-- start of Records for this task --

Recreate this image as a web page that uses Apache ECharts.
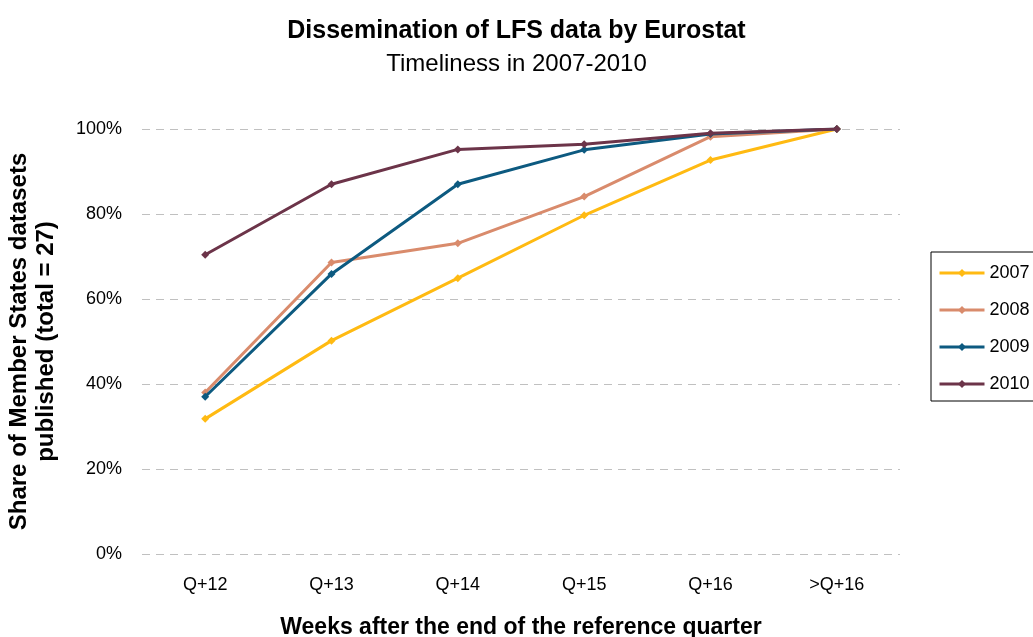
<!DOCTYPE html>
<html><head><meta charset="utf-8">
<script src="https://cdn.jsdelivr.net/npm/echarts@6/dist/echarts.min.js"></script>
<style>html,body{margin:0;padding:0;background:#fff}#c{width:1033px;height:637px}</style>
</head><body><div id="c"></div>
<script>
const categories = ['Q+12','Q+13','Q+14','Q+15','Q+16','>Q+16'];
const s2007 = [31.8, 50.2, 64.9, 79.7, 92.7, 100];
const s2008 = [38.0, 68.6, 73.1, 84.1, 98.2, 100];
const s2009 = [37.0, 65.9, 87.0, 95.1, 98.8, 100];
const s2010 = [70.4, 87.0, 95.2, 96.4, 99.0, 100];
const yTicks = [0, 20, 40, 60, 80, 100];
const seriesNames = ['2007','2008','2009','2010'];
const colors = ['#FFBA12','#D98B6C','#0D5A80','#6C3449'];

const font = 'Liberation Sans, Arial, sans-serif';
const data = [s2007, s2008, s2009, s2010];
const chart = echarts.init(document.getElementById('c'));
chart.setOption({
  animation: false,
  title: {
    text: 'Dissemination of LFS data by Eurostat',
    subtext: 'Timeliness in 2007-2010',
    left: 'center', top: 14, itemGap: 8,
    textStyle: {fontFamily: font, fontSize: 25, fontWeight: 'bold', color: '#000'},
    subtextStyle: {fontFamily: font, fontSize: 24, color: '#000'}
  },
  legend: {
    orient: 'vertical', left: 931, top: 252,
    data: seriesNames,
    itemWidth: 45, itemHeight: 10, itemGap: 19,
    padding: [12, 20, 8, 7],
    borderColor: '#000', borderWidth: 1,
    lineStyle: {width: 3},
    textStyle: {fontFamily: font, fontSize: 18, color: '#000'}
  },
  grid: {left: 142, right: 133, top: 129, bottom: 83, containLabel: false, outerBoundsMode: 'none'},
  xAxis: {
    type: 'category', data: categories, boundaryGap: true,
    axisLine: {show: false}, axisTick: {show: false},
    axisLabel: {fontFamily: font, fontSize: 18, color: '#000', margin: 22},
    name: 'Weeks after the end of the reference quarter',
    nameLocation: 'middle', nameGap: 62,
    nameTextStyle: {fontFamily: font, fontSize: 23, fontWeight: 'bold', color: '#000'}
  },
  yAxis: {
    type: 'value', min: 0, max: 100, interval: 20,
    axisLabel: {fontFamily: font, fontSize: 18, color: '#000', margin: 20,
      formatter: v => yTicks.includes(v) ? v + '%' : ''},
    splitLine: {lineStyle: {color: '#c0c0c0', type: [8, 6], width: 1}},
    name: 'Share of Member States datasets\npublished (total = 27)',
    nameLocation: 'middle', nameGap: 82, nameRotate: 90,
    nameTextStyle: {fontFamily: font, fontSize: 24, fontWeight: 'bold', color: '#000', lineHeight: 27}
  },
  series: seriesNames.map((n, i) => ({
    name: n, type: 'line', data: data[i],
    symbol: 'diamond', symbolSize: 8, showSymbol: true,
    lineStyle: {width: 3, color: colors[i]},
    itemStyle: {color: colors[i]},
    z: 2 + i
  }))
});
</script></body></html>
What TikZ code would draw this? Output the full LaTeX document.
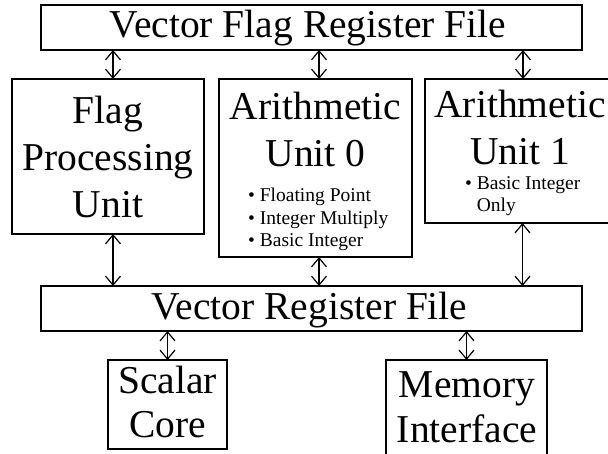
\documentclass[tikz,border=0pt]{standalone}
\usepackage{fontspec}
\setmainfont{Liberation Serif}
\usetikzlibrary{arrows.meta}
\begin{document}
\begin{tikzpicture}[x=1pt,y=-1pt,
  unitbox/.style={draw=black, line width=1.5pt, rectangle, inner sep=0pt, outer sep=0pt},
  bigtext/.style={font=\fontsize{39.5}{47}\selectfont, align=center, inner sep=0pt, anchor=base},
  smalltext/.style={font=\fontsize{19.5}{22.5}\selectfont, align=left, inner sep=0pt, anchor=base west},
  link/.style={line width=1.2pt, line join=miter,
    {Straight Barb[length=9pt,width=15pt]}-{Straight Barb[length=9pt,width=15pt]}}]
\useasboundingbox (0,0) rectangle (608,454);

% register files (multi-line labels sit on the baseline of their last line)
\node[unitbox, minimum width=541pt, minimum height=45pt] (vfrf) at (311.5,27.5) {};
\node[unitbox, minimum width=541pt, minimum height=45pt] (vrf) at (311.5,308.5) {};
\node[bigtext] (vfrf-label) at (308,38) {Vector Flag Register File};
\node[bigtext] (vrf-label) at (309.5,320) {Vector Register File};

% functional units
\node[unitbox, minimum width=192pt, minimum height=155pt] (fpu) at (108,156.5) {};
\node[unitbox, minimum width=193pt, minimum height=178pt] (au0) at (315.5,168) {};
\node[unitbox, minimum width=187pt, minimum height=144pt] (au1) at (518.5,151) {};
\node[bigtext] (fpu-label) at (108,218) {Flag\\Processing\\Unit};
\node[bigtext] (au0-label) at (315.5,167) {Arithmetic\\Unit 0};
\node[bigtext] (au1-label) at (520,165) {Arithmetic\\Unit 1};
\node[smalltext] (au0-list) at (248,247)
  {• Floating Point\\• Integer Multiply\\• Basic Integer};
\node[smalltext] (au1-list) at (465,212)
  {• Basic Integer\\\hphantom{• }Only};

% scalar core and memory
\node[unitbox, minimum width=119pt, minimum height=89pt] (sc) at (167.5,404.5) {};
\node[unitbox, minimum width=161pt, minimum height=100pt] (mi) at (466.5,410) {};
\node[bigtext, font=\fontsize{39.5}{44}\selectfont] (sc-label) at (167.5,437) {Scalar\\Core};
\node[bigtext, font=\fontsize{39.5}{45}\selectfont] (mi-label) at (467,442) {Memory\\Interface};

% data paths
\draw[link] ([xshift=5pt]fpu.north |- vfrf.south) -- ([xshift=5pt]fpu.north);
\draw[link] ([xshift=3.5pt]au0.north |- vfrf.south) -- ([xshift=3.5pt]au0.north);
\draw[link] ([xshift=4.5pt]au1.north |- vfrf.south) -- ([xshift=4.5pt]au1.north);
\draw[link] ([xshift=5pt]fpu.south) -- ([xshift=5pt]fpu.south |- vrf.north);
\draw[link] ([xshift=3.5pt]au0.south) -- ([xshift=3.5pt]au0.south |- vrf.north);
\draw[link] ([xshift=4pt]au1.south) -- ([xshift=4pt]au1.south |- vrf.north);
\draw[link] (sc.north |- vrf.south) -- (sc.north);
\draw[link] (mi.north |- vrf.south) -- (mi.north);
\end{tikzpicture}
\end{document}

-- end of Records for this task --

Without any pictures, reproduce the lines from the first one in the material through the line that has "const colors = ['#FFBA12','#D98B6C','#0D5A80','#6C3449'];", exactly as they appear.

» Solution below:
Recreate this image as a web page that uses Apache ECharts.
<!DOCTYPE html>
<html><head><meta charset="utf-8">
<script src="https://cdn.jsdelivr.net/npm/echarts@6/dist/echarts.min.js"></script>
<style>html,body{margin:0;padding:0;background:#fff}#c{width:1033px;height:637px}</style>
</head><body><div id="c"></div>
<script>
const categories = ['Q+12','Q+13','Q+14','Q+15','Q+16','>Q+16'];
const s2007 = [31.8, 50.2, 64.9, 79.7, 92.7, 100];
const s2008 = [38.0, 68.6, 73.1, 84.1, 98.2, 100];
const s2009 = [37.0, 65.9, 87.0, 95.1, 98.8, 100];
const s2010 = [70.4, 87.0, 95.2, 96.4, 99.0, 100];
const yTicks = [0, 20, 40, 60, 80, 100];
const seriesNames = ['2007','2008','2009','2010'];
const colors = ['#FFBA12','#D98B6C','#0D5A80','#6C3449'];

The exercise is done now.